EXTRACTED MATERIAL:
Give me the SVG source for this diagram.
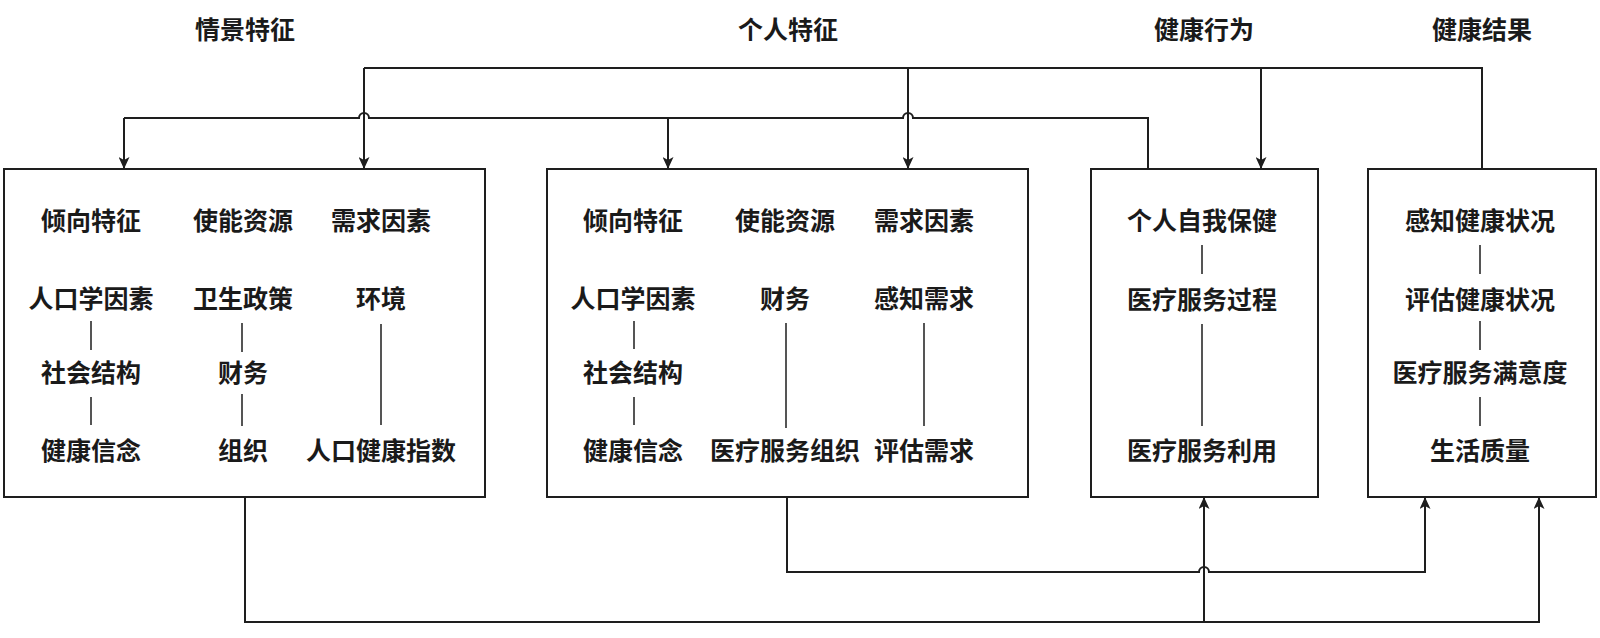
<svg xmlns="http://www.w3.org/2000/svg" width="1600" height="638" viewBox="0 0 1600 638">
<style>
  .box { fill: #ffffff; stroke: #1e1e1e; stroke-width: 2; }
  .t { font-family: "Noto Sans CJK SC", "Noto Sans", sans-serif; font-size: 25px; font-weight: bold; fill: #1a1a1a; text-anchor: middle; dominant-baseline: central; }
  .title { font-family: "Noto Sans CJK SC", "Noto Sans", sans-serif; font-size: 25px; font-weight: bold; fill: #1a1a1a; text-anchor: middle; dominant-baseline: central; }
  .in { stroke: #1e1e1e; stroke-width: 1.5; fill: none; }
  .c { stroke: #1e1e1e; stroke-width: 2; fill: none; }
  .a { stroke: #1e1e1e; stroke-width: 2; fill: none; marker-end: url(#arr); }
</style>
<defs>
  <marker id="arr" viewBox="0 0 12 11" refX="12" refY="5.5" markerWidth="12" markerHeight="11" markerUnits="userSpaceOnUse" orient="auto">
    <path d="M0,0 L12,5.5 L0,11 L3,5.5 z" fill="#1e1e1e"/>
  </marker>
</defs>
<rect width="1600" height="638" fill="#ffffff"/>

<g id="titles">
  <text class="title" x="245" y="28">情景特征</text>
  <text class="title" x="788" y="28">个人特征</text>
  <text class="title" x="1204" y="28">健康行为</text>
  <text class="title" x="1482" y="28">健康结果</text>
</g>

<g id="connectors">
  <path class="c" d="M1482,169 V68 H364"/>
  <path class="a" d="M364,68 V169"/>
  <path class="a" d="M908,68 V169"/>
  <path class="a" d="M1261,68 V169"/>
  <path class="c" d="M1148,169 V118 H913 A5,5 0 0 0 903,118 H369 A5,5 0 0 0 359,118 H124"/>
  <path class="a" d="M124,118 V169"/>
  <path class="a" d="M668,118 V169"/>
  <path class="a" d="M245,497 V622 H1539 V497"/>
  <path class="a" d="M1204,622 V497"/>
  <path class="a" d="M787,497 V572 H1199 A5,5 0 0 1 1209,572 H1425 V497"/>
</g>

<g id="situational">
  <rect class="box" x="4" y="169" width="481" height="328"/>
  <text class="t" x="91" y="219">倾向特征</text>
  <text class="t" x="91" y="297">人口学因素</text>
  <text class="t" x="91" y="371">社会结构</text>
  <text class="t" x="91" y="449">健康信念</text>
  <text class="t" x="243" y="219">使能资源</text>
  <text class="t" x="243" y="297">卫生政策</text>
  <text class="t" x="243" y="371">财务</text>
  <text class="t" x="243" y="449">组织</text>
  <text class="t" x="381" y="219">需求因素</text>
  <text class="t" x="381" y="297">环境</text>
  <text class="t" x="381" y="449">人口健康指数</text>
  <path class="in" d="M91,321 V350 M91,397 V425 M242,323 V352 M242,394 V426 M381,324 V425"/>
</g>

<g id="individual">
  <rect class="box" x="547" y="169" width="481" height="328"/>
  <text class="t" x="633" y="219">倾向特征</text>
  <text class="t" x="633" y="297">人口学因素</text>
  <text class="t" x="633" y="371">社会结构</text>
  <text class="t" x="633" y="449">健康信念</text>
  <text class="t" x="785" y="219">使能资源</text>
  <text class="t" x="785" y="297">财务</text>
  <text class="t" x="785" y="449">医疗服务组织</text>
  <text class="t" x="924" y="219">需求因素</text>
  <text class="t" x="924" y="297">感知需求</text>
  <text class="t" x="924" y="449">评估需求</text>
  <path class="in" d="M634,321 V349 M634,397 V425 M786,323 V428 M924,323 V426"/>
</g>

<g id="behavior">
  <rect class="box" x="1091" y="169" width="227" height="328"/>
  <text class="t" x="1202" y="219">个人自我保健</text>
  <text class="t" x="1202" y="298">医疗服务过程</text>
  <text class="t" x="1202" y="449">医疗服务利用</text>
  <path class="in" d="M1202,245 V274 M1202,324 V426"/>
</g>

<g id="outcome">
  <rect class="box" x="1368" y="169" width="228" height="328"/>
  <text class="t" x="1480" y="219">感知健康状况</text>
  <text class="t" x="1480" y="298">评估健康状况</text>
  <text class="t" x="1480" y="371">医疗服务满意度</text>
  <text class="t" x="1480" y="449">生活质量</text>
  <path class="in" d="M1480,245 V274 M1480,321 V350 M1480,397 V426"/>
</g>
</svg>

* * *

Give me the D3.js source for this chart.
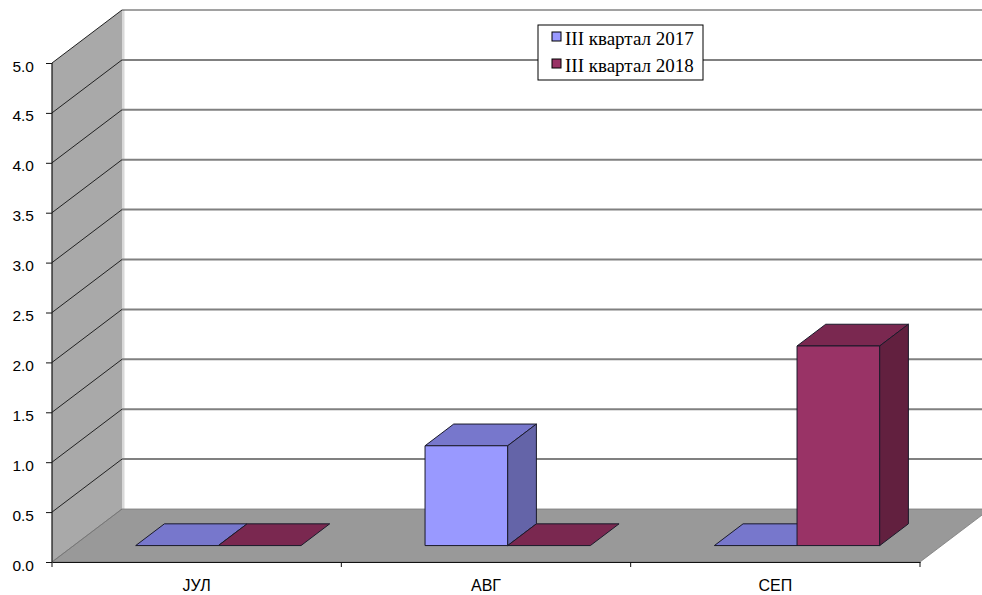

WHAT TO PRODUCE: Work out the count of lines containing the word "source", then write only that count.

SOLUTION TO THIS EXERCISE: 2